Without taking a position on the merits of  the proposal, on Tuesday night the Parkland School Board voted 7-1 to get a referendum on the ballot of the Nov. 6 municipal election that proposes tripling the library tax.

That tax is the library’s major source of funding. It is collected from residents of North Whitehall, South Whitehall and Upper Macungie townships – the three municipalities in Parkland School District.

“The school district is not increasing the tax,” stressed school board solicitor C. Steven Miller. “The school district has nothing to do with whether this tax gets increased or not. The school district is merely a vehicle that the library needs to use to get this question on the ballot.”

By approving the referendum, Miller explained, the school board was only saying: “We’re going to let the voters decide whether they want to increase this special tax.”

“We are neutral without position on the question,” stressed board member Roberta Marcus, who explained the school district just collects the tax for the library.

The school board’s neutrality on the possible tax increase “was appropriate for their role,” said library vice president Barry Cohen after the meeting. “We were not disappointed and we very much appreciate what they did tonight.”

The board solicitor said the school district is involved only because the library does not have the authority to collect taxes or to submit a tax referendum question. “It has to go through a municipality or a school district. They’ve chosen the school district because it encompasses the three townships.”

If approved by voters in the three townships, the tax increase will triple the amount they pay to the library each year, according to Parkland Community Library officials who attended the meeting but did not address the school board.
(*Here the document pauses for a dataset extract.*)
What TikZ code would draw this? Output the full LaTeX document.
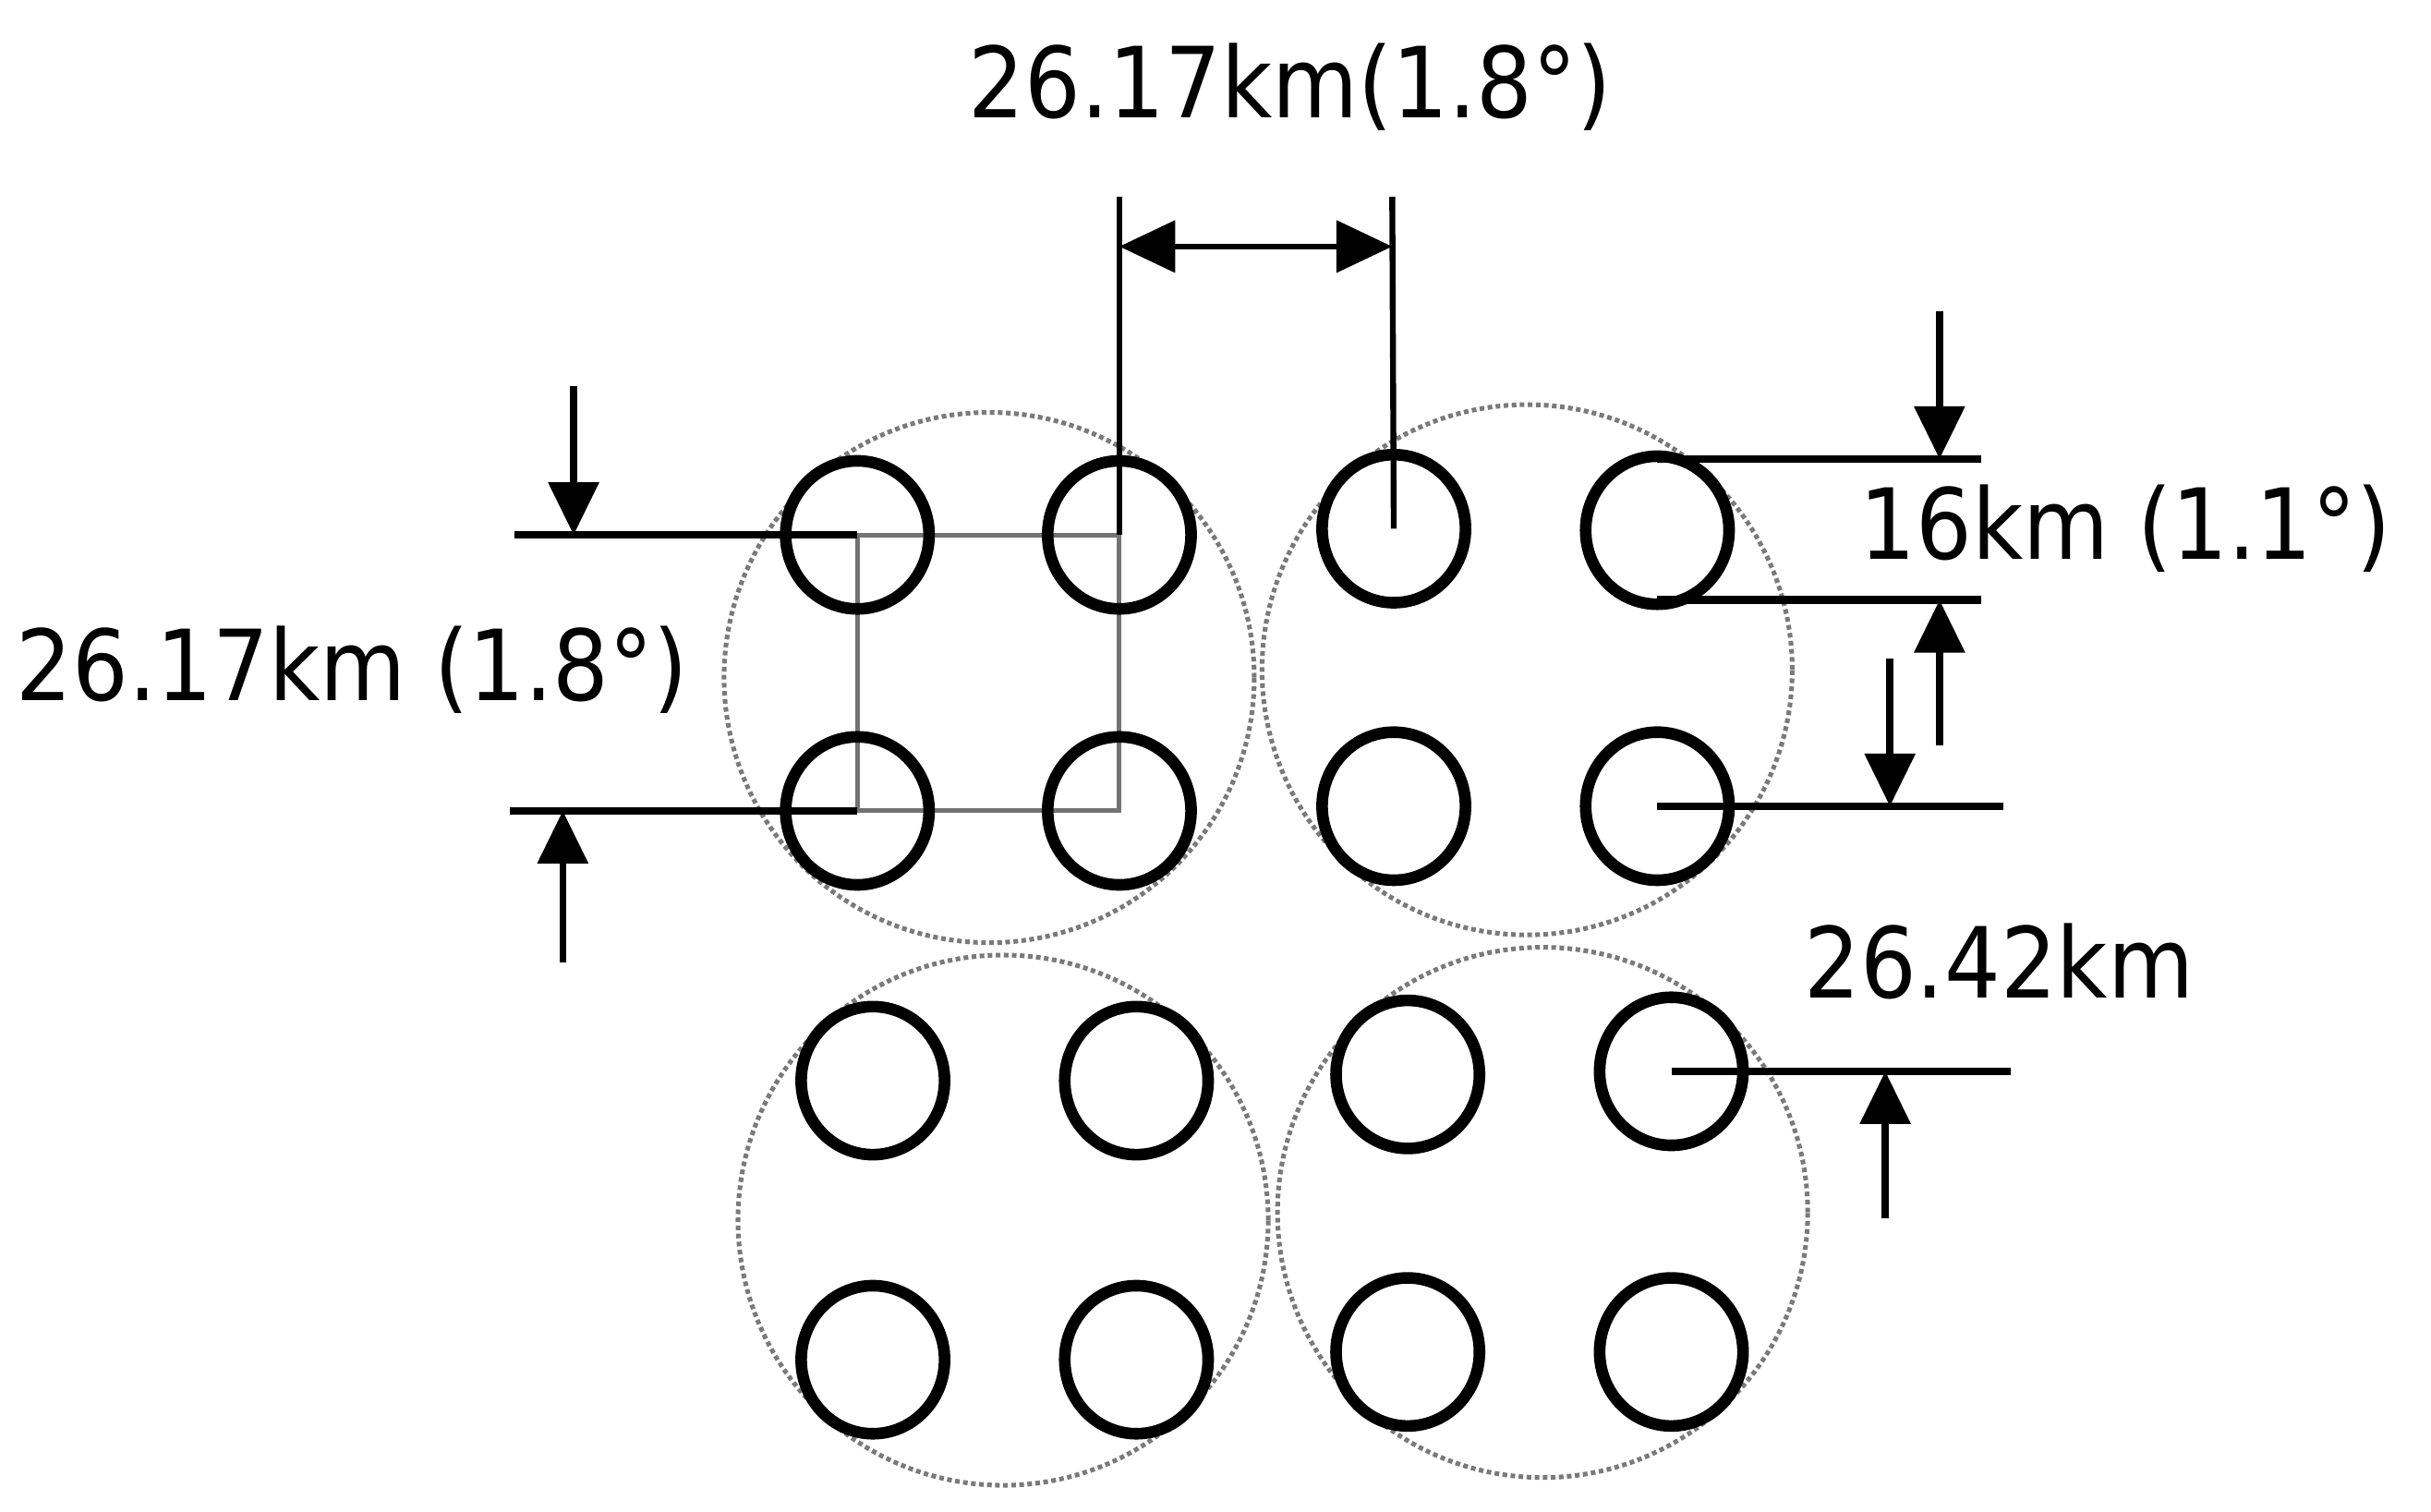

They explained a homeowner whose home is worth $100,000 now pays a $10 annual library tax. If the increase is approved, that will jump up to $29.78 a year. Someone with a home worth $200,000 will pay $59.56 rather than the $20 they now pay.

The resolution passed by the board states that the increased library tax will be reduced when the library pays off its loan for its planned new building – no later than July 1, 2035.
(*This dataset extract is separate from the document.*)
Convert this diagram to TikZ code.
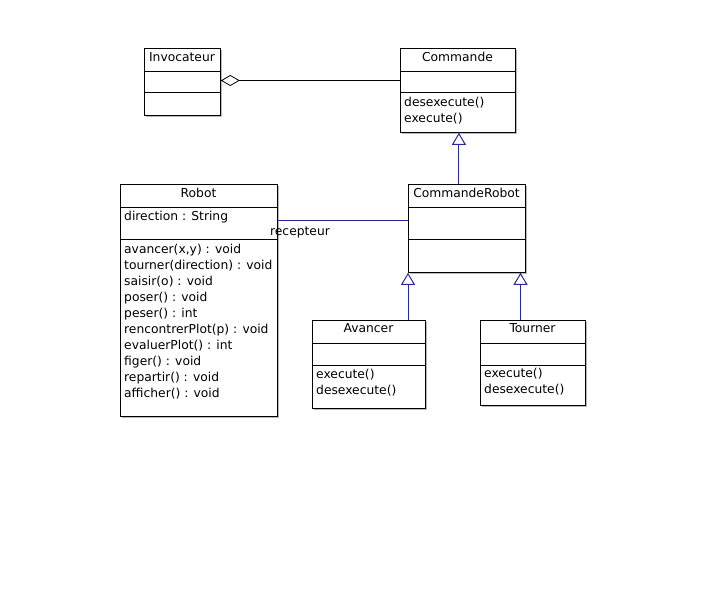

School board member Barry Long cast the only no vote, without offering any explanation during the board meeting.

After the meeting, Long said: “I support the board moving forward.”

He added: “Now I’ll let the resolution speak for itself. When people read the resolution, they should understand why I voted no.” He said taxpayers will have to decide if they want to support a $9.5 million project for 20 years.

That resolution passed by the board, including the ballot question and a “plain English” explanation, is online.

The referendum question must be approved by the Lehigh County elections board to be placed on the November ballot.

If approved by voters, the library tax will increase on July 1.

Miller said that tax rate has not changed since it first was approved by voters in 1998.

The rate’s been the same, but the amount of money generated by the tax has increased as more people moved into the school district, explained library board president Karl Siebert.

Siebert said that tax generated about $735,000 for the library last year.

If voters approve that increase, he said the revised tax will generate about $2.1 million a year for the library.

Siebert said about 80 percent of his library’s annual budget comes from that library tax. It gets about 10 percent of the budget from the state and the rest of the money comes from donations, grants and fines.

He said about 56,000 people live in the three townships that the library serves and the library has 21,500 cardholders.

Siebert indicated the marketing strategy to convince residents to vote for the tax increase has not yet been fully worked out, but mentioned it will include yard signs.

He said the library’s a political action committee, funded by donations, will do direct marketing after the ballot question is accepted by the county elections board.